Choose a different block format
It is possible to disable Parquet and use the previous v2
block format. This disables all forms of search, but also reduces resource consumption, and may be desired for a high-throughput cluster that does not need these capabilities. Set the block version option to v2
in the Storage section of the configuration file.
# block format version. options: v2, vParquet, vParquet2
[version: v2]
There is also a revised version of the Parquet base block format vParquet2
. This version improves the interoperability with other tools based on Parquet. vParquet2
is still experimental and not enabled by default yet. To enable it, set the block format version to vParquet2
in the Storage section of the configuration file.

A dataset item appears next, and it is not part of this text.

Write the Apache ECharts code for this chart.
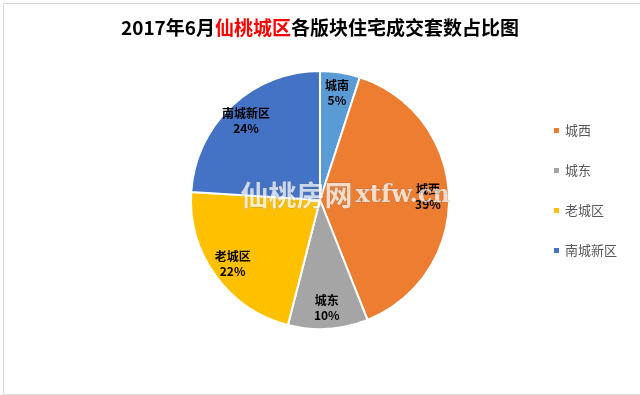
<!DOCTYPE html>
<html><head><meta charset="utf-8">
<script src="https://cdn.jsdelivr.net/npm/echarts@6/dist/echarts.min.js"></script>
<style>html,body{margin:0;padding:0;background:#fff}#c{width:640px;height:395px}</style>
</head><body><div id="c"></div>
<script>
const categories = ['城南', '城西', '城东', '老城区', '南城新区'];
const values = [5, 39, 10, 22, 24];
const colors = ['#5B9BD5', '#ED7D31', '#A5A5A5', '#FFC000', '#4472C4'];
const legendItems = ['城西', '城东', '老城区', '南城新区'];

const font = '"Noto Sans CJK SC", "Microsoft YaHei", sans-serif';
const data = categories.map((n, i) => ({ name: n, value: values[i], itemStyle: { color: colors[i] } }));
const chart = echarts.init(document.getElementById('c'));
chart.setOption({
  backgroundColor: '#fff',
  animation: false,
  title: {
    text: '{a|2017年6月}{r|仙桃城区}{a|各版块住宅成交套数占比图}',
    left: 'center', top: 13,
    textStyle: {
      rich: {
        a: { fontSize: 19, fontWeight: 'bold', color: '#000', fontFamily: font },
        r: { fontSize: 19, fontWeight: 'bold', color: '#FF0000', fontFamily: font }
      }
    }
  },
  legend: {
    data: legendItems,
    orient: 'vertical',
    left: 547, top: 119,
    itemWidth: 7, itemHeight: 7, itemGap: 27,
    icon: 'rect',
    textStyle: { fontSize: 13, color: '#595959', fontFamily: font }
  },
  series: [{
    type: 'pie',
    center: [320, 200],
    radius: [0, 129],
    startAngle: 90,
    clockwise: true,
    data: data,
    label: { show: false },
    labelLine: { show: false },
    itemStyle: { borderColor: '#fff', borderWidth: 2 },
    emphasis: { disabled: true }
  }, {
    type: 'pie',
    center: [320, 200],
    radius: [72, 138],
    startAngle: 90,
    clockwise: true,
    silent: true,
    legendHoverLink: false,
    data: categories.map((n, i) => ({ name: n, value: values[i] })),
    itemStyle: { color: 'rgba(0,0,0,0)' },
    label: {
      show: true, position: 'inside',
      formatter: '{b}\n{d}%',
      fontSize: 12, fontWeight: 'bold', color: '#000', fontFamily: font, lineHeight: 15
    },
    labelLine: { show: false }
  }],
  graphic: [{
    type: 'rect', left: 1, top: 1,
    shape: { width: 637, height: 391 },
    style: { fill: 'none', stroke: '#d9d9d9', lineWidth: 1 },
    silent: true
  }, {
    type: 'text', left: 240, top: 181, z: 100,
    style: {
      text: '{c|仙桃房网}{e|xtfw.cn}',
      rich: {
        c: { font: 'bold 28px "Noto Sans CJK SC", sans-serif', fill: 'rgba(255,255,255,0.72)', stroke: 'rgba(110,110,110,0.35)', lineWidth: 1 },
        e: { font: 'bold 24px "DejaVu Serif", serif', fill: 'rgba(255,255,255,0.72)', stroke: 'rgba(110,110,110,0.35)', lineWidth: 1, padding: [0, 0, 0, 3] }
      }
    },
    silent: true
  }]
});
</script></body></html>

# block format version. options: v2, vParquet, vParquet2
[version: vParquet2]
To re-enable Parquet, set the block version option to vParquet
in the Storage section of the configuration file.
# block format version. options: v2, vParquet, vParquet2
[version: vParquet]
Parquet configuration parameters
Some parameters in the Tempo configuration are specific to Parquet. For more information, refer to the storage configuration documentation.
Trace search parameters
These configuration options impact trace search.
Parameter | Default value | Description |
---|---|---|
[read_buffer_size_bytes: <int>] | 10485676 | Size of read buffers used when performing search on a vParquet block. This value times the read_buffer_count is the total amount of bytes used for buffering when performing search on a Parquet block. |
[read_buffer_count: <int>] | 32 | Number of read buffers used when performing search on a vParquet block. This value times the read_buffer_size_bytes is the total amount of bytes used for buffering when performing search on a Parquet block. |
The cache_control
section contains the follow parameters for Parquet metadata objects:
Parameter | Default value | Description |
---|---|---|
[footer: | false | Specifies if the footer should be cached |
[column_index: <bool> | default = false] | false | Specifies if the column index should be cached |
[offset_index: <bool> | default = false] | false | Specifies if the offset index should be cached |
Convert to Parquet
If you have used an earlier version of the Parquet format, you can use tempo-cli
to convert a Parquet file from its existing schema to the one used in Tempo 2.0.
For instructions, refer to the Parquet convert command documentation.